In the records below, reproduce exactly the lines from the one containing "Reproduce this chart with D3.js." through the one containing "brands aren't at", both included, and omit the pictures.
-- START --
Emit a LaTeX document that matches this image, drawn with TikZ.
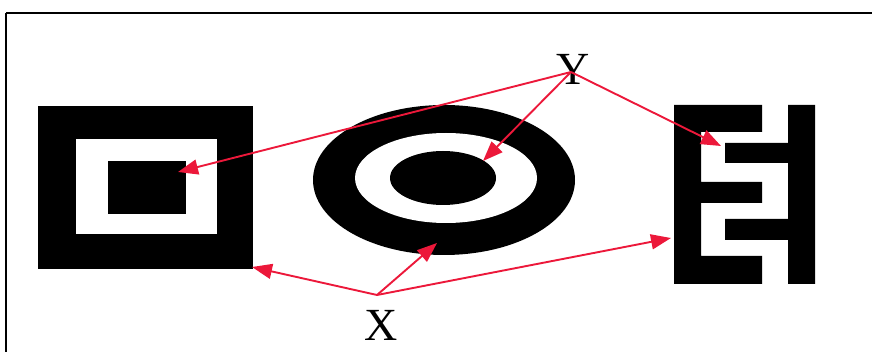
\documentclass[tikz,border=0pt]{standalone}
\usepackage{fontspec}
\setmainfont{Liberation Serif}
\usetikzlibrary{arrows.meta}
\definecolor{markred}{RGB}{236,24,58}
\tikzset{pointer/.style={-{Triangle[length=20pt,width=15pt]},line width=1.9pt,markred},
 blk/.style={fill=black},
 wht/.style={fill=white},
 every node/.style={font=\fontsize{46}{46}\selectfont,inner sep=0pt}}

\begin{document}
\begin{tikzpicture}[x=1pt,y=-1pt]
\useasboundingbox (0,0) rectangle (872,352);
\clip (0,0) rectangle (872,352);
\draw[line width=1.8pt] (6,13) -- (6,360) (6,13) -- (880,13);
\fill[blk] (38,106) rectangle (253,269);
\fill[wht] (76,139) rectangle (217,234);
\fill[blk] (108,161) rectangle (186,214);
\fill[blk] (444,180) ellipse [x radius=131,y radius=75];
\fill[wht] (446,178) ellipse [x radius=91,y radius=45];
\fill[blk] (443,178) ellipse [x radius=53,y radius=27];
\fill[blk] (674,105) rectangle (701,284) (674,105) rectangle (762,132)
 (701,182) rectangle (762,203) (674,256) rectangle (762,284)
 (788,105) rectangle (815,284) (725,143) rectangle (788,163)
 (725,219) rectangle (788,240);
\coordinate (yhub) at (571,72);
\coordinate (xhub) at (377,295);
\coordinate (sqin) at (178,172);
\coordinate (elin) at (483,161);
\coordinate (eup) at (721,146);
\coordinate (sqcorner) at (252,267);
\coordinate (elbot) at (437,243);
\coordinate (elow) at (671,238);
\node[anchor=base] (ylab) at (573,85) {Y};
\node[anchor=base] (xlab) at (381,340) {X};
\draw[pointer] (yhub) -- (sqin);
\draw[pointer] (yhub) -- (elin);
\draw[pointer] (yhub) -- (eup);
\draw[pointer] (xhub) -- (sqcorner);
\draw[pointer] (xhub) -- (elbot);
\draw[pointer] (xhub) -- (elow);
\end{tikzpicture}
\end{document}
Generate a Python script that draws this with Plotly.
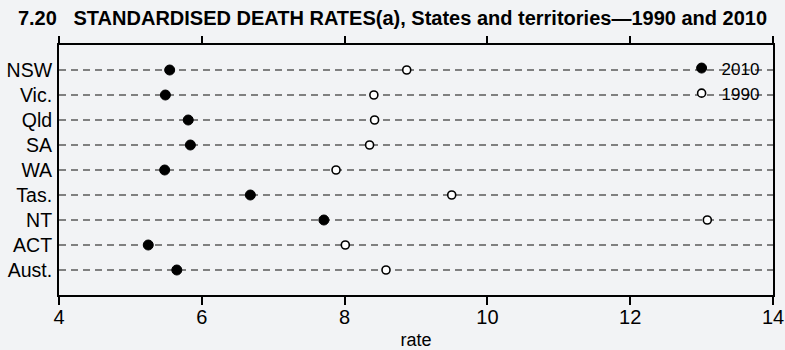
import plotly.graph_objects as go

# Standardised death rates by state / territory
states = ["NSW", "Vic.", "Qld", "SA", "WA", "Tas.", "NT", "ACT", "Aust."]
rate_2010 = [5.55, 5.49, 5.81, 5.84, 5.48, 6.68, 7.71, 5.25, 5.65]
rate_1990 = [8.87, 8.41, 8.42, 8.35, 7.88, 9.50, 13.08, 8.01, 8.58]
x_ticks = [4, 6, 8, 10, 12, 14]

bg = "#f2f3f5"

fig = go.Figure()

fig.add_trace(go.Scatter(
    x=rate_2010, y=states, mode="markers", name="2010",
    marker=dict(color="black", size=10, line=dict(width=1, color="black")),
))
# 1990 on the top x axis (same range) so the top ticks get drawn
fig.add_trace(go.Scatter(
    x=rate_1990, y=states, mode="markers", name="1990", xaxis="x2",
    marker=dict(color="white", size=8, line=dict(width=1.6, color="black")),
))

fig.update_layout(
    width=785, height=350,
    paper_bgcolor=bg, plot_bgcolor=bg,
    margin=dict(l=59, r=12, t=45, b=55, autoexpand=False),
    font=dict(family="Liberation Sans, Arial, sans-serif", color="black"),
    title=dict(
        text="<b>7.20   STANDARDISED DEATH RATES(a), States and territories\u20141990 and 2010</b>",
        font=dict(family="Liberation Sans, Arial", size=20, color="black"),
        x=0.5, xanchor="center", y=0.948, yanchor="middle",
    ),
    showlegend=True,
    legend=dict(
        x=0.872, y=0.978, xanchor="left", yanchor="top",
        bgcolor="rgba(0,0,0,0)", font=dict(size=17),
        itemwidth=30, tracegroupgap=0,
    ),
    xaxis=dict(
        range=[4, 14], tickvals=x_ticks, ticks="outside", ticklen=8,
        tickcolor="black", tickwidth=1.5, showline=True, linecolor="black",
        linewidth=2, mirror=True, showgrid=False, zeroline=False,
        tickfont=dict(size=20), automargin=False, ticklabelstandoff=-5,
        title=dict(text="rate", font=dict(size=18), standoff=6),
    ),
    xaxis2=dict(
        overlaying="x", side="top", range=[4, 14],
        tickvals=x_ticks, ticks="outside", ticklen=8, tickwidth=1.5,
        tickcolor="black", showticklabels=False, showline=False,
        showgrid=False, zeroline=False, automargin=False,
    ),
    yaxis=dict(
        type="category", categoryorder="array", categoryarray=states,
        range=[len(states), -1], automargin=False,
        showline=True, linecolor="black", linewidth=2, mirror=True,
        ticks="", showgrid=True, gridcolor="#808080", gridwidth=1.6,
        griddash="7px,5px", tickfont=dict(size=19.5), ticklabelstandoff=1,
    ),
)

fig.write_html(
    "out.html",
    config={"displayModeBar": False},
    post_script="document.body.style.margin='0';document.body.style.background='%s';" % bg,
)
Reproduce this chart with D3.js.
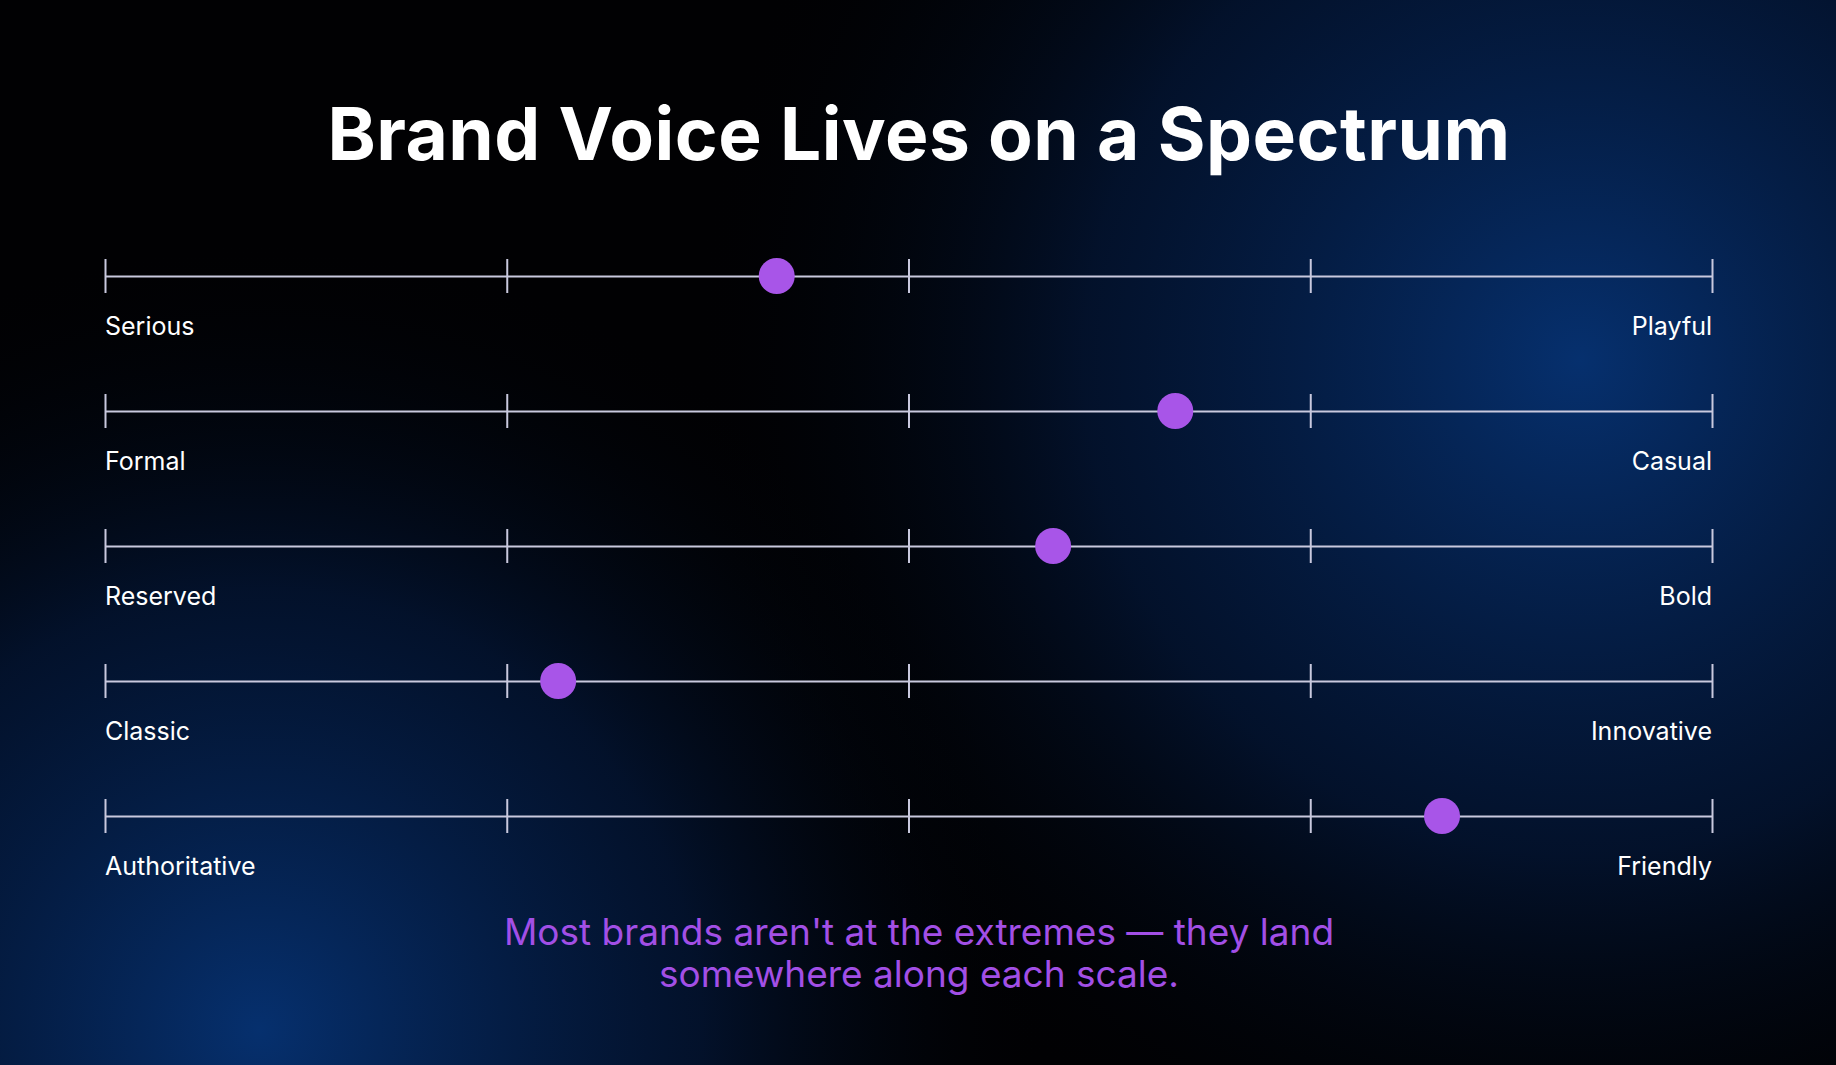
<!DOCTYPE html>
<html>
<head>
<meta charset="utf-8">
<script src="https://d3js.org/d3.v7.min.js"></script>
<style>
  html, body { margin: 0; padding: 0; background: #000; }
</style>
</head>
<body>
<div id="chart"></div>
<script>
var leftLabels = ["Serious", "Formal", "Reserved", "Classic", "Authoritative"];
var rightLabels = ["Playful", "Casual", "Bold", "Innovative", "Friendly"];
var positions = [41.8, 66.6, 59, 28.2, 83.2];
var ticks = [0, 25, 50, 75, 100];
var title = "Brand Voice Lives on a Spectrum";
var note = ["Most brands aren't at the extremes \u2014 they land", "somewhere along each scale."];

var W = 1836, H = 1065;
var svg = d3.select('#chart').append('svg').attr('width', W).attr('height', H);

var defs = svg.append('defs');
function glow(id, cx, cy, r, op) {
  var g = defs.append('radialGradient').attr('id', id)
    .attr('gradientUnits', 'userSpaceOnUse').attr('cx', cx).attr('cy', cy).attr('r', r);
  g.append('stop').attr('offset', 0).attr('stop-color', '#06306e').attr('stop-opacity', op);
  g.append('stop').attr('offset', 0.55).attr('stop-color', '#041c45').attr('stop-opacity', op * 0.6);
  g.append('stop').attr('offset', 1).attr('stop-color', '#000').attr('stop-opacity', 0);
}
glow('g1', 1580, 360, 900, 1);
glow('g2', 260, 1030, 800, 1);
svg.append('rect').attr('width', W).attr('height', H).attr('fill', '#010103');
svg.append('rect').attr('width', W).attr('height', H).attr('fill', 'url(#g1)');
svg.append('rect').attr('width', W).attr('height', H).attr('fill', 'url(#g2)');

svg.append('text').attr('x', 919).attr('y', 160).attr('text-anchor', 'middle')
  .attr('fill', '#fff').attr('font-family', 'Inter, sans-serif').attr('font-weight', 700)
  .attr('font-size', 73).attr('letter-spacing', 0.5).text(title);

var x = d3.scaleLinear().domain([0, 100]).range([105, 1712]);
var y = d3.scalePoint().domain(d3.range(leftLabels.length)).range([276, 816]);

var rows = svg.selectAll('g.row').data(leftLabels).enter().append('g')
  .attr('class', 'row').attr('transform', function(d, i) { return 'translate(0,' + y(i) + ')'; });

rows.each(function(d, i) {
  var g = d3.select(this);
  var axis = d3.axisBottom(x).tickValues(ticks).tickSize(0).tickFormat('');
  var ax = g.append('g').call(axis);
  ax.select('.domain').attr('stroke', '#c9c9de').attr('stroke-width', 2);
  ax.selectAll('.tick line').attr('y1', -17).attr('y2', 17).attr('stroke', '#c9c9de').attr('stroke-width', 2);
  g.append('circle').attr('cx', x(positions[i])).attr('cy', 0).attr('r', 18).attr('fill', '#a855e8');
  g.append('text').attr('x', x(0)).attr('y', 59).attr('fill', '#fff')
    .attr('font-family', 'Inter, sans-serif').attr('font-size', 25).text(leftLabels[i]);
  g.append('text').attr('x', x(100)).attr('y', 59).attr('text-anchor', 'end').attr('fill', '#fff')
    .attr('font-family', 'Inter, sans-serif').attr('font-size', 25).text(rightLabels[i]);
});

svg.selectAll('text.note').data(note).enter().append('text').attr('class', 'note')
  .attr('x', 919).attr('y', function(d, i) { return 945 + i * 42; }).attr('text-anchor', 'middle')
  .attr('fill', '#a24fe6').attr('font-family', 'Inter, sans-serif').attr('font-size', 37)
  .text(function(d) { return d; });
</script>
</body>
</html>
-- END --
Result of the exercise ▸
Reproduce this chart with D3.js.
<!DOCTYPE html>
<html>
<head>
<meta charset="utf-8">
<script src="https://d3js.org/d3.v7.min.js"></script>
<style>
  html, body { margin: 0; padding: 0; background: #000; }
</style>
</head>
<body>
<div id="chart"></div>
<script>
var leftLabels = ["Serious", "Formal", "Reserved", "Classic", "Authoritative"];
var rightLabels = ["Playful", "Casual", "Bold", "Innovative", "Friendly"];
var positions = [41.8, 66.6, 59, 28.2, 83.2];
var ticks = [0, 25, 50, 75, 100];
var title = "Brand Voice Lives on a Spectrum";
var note = ["Most brands aren't at the extremes \u2014 they land", "somewhere along each scale."];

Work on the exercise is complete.